The same accelerated wear slip resistance test enables ceramic tile manufacturers to differentiate their products against their competitors, whilst satisfying the end users needs: thus providing an opportunity for innovation. Product development does not occur through an instant spark of genius, it occurs effectively through a systematic process of continual improvement that takes time. We are starting see the development of more sustainable slip resistant ceramic tiles by optimizing glaze technology. Manufacturers, and supplier who align themselves with those manufacturers, that develop suitable products will create a superior position in this growing niche market.

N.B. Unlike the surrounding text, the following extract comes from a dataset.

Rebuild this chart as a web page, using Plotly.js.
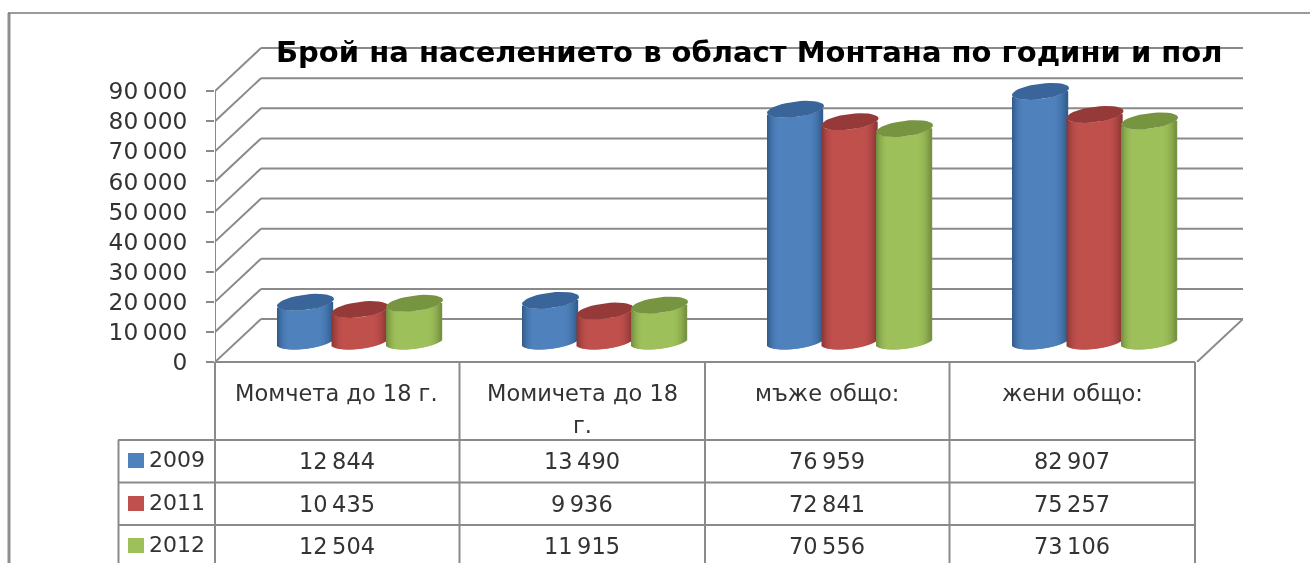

In summary, Standards Australia Handbook (HB) 197 (1999), An Introductory Guide to the Slip Resistance of Pedestrian Surface Materials, provides guidance on the selection of pedestrian surface materials for specific locations, using the test methods outlined in AS/NZS 4586 in consideration of other design features  the following points will assist those specifying the slip resistance of floor surfaces .

  • Identify the level of slip resistance required within the building with reference to Standards Australia Handbook 197 An Introductory guide to the slip resistance of pedestrian surfaces.
  • Specify the slip resistance test method which simulates the intended conditions in terms of footwear and contamination. Note that there is no correlation between ramp and pendulum test methods. In general terms, the wet pendulum and dry FFT slip resistance testing methods should be used in all situations with additional ramp slip resistance testing in specific specialised industrial processes or barefoot situations.
  • Accelerated wear testing can indicate limitations on products, thus eliminating potentially dangerous products from being specified. BPN of 35 after 500 cycles provides an initial benchmark for level surfaces.
  • As well as providing slip resistive flooring other design features should be considered to reduce the extent and likelihood of a slip and fall occurring.
  • Confirm that the specified product meets the performance criteria and document the process to provide evidence of due diligence.